● What the task asks:
For the copy, please give all of the data again exactly and leave the pictures out.

● Stored data:
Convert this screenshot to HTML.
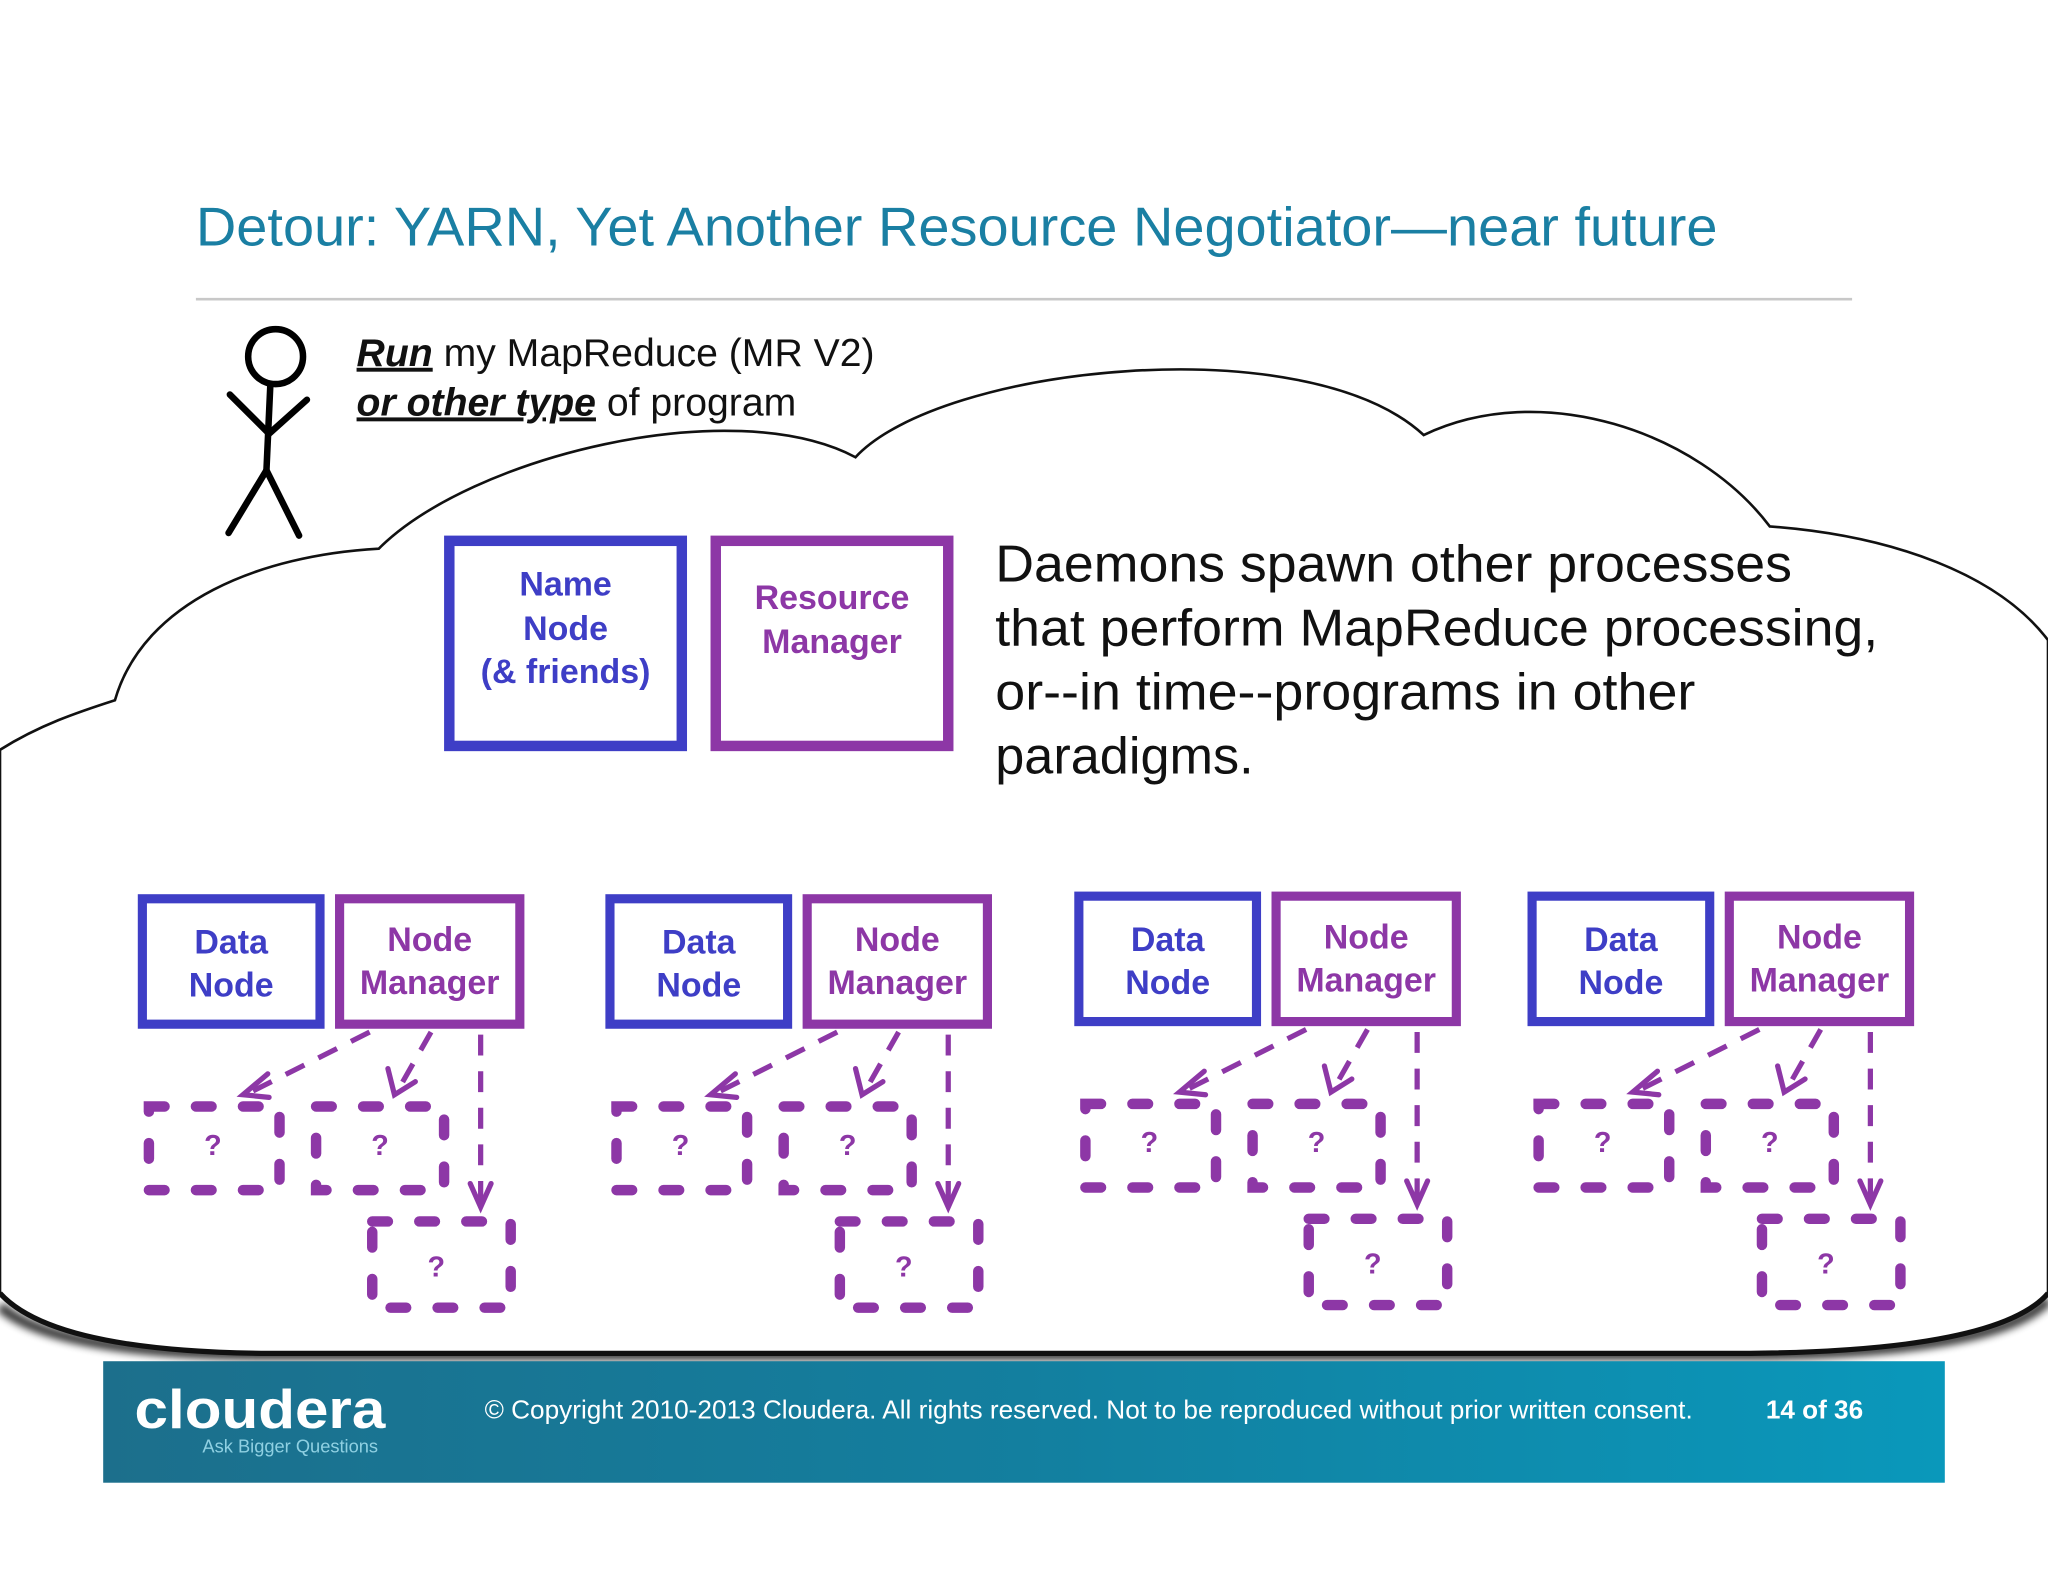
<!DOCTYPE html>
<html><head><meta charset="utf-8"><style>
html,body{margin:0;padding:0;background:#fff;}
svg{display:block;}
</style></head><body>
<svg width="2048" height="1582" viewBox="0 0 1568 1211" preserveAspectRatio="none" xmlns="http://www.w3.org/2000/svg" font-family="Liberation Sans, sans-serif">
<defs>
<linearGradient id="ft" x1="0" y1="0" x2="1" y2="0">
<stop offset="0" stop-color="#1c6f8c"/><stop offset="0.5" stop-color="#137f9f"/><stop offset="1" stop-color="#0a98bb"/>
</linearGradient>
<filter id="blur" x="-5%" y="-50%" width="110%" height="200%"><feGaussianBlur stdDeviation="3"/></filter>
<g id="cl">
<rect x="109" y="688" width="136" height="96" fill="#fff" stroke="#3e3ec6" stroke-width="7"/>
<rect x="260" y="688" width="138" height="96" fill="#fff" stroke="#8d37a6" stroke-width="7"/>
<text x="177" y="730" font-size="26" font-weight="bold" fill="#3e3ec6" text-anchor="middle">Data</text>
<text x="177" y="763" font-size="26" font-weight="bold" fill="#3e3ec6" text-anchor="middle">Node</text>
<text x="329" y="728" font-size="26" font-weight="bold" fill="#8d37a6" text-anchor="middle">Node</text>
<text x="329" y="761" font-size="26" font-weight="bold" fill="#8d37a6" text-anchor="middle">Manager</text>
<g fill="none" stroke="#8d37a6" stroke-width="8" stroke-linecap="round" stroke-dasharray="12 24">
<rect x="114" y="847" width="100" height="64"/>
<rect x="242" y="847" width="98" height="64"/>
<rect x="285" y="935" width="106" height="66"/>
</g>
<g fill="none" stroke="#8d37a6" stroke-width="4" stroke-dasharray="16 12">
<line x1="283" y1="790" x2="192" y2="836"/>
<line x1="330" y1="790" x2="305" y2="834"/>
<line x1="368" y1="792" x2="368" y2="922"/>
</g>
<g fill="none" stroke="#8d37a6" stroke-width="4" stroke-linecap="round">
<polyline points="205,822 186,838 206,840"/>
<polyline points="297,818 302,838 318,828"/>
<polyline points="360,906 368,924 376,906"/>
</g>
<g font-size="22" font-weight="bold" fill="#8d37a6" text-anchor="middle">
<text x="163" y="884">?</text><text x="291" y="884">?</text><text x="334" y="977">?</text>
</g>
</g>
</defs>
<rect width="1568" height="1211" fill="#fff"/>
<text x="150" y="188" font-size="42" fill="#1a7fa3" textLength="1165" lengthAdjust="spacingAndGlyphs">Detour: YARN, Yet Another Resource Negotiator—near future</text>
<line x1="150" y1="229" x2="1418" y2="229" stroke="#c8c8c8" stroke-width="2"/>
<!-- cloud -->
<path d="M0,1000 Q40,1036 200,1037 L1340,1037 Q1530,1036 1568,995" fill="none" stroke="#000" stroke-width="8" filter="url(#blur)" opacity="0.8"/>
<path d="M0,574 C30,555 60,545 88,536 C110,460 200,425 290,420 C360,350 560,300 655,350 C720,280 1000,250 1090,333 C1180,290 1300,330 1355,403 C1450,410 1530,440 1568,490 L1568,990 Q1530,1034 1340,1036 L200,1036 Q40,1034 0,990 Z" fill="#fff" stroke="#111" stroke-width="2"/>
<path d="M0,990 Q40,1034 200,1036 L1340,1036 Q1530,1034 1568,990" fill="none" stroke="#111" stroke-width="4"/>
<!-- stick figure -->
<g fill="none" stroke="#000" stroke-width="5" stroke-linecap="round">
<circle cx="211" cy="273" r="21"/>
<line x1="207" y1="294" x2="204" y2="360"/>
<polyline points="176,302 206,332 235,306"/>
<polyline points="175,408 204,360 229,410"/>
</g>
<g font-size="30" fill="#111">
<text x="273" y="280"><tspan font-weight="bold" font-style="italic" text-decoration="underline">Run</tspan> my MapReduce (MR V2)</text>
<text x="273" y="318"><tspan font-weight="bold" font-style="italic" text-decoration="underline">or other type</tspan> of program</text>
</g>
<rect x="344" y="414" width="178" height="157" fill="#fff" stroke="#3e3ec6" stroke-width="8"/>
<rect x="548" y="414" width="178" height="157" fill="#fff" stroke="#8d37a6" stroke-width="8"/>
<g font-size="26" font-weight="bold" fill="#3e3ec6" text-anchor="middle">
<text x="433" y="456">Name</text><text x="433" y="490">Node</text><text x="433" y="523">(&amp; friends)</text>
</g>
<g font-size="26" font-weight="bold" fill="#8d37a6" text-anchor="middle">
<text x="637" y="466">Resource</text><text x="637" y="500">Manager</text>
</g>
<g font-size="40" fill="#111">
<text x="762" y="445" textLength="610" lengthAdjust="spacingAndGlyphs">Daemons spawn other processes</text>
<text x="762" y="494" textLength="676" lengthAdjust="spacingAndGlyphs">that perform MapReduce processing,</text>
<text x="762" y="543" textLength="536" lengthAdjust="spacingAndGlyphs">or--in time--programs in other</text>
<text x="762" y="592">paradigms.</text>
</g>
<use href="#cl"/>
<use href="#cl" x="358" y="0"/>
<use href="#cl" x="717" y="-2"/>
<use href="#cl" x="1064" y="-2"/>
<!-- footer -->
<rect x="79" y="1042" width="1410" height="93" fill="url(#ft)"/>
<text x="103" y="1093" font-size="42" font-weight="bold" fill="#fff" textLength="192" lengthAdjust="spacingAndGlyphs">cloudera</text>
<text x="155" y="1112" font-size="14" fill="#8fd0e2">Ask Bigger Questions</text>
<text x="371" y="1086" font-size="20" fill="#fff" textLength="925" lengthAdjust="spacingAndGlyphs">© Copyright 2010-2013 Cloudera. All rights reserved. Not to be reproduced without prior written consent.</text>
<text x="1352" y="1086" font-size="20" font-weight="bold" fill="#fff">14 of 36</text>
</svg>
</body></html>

● Complete response:
Convert this screenshot to HTML.
<!DOCTYPE html>
<html><head><meta charset="utf-8"><style>
html,body{margin:0;padding:0;background:#fff;}
svg{display:block;}
</style></head><body>
<svg width="2048" height="1582" viewBox="0 0 1568 1211" preserveAspectRatio="none" xmlns="http://www.w3.org/2000/svg" font-family="Liberation Sans, sans-serif">
<defs>
<linearGradient id="ft" x1="0" y1="0" x2="1" y2="0">
<stop offset="0" stop-color="#1c6f8c"/><stop offset="0.5" stop-color="#137f9f"/><stop offset="1" stop-color="#0a98bb"/>
</linearGradient>
<filter id="blur" x="-5%" y="-50%" width="110%" height="200%"><feGaussianBlur stdDeviation="3"/></filter>
<g id="cl">
<rect x="109" y="688" width="136" height="96" fill="#fff" stroke="#3e3ec6" stroke-width="7"/>
<rect x="260" y="688" width="138" height="96" fill="#fff" stroke="#8d37a6" stroke-width="7"/>
<text x="177" y="730" font-size="26" font-weight="bold" fill="#3e3ec6" text-anchor="middle">Data</text>
<text x="177" y="763" font-size="26" font-weight="bold" fill="#3e3ec6" text-anchor="middle">Node</text>
<text x="329" y="728" font-size="26" font-weight="bold" fill="#8d37a6" text-anchor="middle">Node</text>
<text x="329" y="761" font-size="26" font-weight="bold" fill="#8d37a6" text-anchor="middle">Manager</text>
<g fill="none" stroke="#8d37a6" stroke-width="8" stroke-linecap="round" stroke-dasharray="12 24">
<rect x="114" y="847" width="100" height="64"/>
<rect x="242" y="847" width="98" height="64"/>
<rect x="285" y="935" width="106" height="66"/>
</g>
<g fill="none" stroke="#8d37a6" stroke-width="4" stroke-dasharray="16 12">
<line x1="283" y1="790" x2="192" y2="836"/>
<line x1="330" y1="790" x2="305" y2="834"/>
<line x1="368" y1="792" x2="368" y2="922"/>
</g>
<g fill="none" stroke="#8d37a6" stroke-width="4" stroke-linecap="round">
<polyline points="205,822 186,838 206,840"/>
<polyline points="297,818 302,838 318,828"/>
<polyline points="360,906 368,924 376,906"/>
</g>
<g font-size="22" font-weight="bold" fill="#8d37a6" text-anchor="middle">
<text x="163" y="884">?</text><text x="291" y="884">?</text><text x="334" y="977">?</text>
</g>
</g>
</defs>
<rect width="1568" height="1211" fill="#fff"/>
<text x="150" y="188" font-size="42" fill="#1a7fa3" textLength="1165" lengthAdjust="spacingAndGlyphs">Detour: YARN, Yet Another Resource Negotiator—near future</text>
<line x1="150" y1="229" x2="1418" y2="229" stroke="#c8c8c8" stroke-width="2"/>
<!-- cloud -->
<path d="M0,1000 Q40,1036 200,1037 L1340,1037 Q1530,1036 1568,995" fill="none" stroke="#000" stroke-width="8" filter="url(#blur)" opacity="0.8"/>
<path d="M0,574 C30,555 60,545 88,536 C110,460 200,425 290,420 C360,350 560,300 655,350 C720,280 1000,250 1090,333 C1180,290 1300,330 1355,403 C1450,410 1530,440 1568,490 L1568,990 Q1530,1034 1340,1036 L200,1036 Q40,1034 0,990 Z" fill="#fff" stroke="#111" stroke-width="2"/>
<path d="M0,990 Q40,1034 200,1036 L1340,1036 Q1530,1034 1568,990" fill="none" stroke="#111" stroke-width="4"/>
<!-- stick figure -->
<g fill="none" stroke="#000" stroke-width="5" stroke-linecap="round">
<circle cx="211" cy="273" r="21"/>
<line x1="207" y1="294" x2="204" y2="360"/>
<polyline points="176,302 206,332 235,306"/>
<polyline points="175,408 204,360 229,410"/>
</g>
<g font-size="30" fill="#111">
<text x="273" y="280"><tspan font-weight="bold" font-style="italic" text-decoration="underline">Run</tspan> my MapReduce (MR V2)</text>
<text x="273" y="318"><tspan font-weight="bold" font-style="italic" text-decoration="underline">or other type</tspan> of program</text>
</g>
<rect x="344" y="414" width="178" height="157" fill="#fff" stroke="#3e3ec6" stroke-width="8"/>
<rect x="548" y="414" width="178" height="157" fill="#fff" stroke="#8d37a6" stroke-width="8"/>
<g font-size="26" font-weight="bold" fill="#3e3ec6" text-anchor="middle">
<text x="433" y="456">Name</text><text x="433" y="490">Node</text><text x="433" y="523">(&amp; friends)</text>
</g>
<g font-size="26" font-weight="bold" fill="#8d37a6" text-anchor="middle">
<text x="637" y="466">Resource</text><text x="637" y="500">Manager</text>
</g>
<g font-size="40" fill="#111">
<text x="762" y="445" textLength="610" lengthAdjust="spacingAndGlyphs">Daemons spawn other processes</text>
<text x="762" y="494" textLength="676" lengthAdjust="spacingAndGlyphs">that perform MapReduce processing,</text>
<text x="762" y="543" textLength="536" lengthAdjust="spacingAndGlyphs">or--in time--programs in other</text>
<text x="762" y="592">paradigms.</text>
</g>
<use href="#cl"/>
<use href="#cl" x="358" y="0"/>
<use href="#cl" x="717" y="-2"/>
<use href="#cl" x="1064" y="-2"/>
<!-- footer -->
<rect x="79" y="1042" width="1410" height="93" fill="url(#ft)"/>
<text x="103" y="1093" font-size="42" font-weight="bold" fill="#fff" textLength="192" lengthAdjust="spacingAndGlyphs">cloudera</text>
<text x="155" y="1112" font-size="14" fill="#8fd0e2">Ask Bigger Questions</text>
<text x="371" y="1086" font-size="20" fill="#fff" textLength="925" lengthAdjust="spacingAndGlyphs">© Copyright 2010-2013 Cloudera. All rights reserved. Not to be reproduced without prior written consent.</text>
<text x="1352" y="1086" font-size="20" font-weight="bold" fill="#fff">14 of 36</text>
</svg>
</body></html>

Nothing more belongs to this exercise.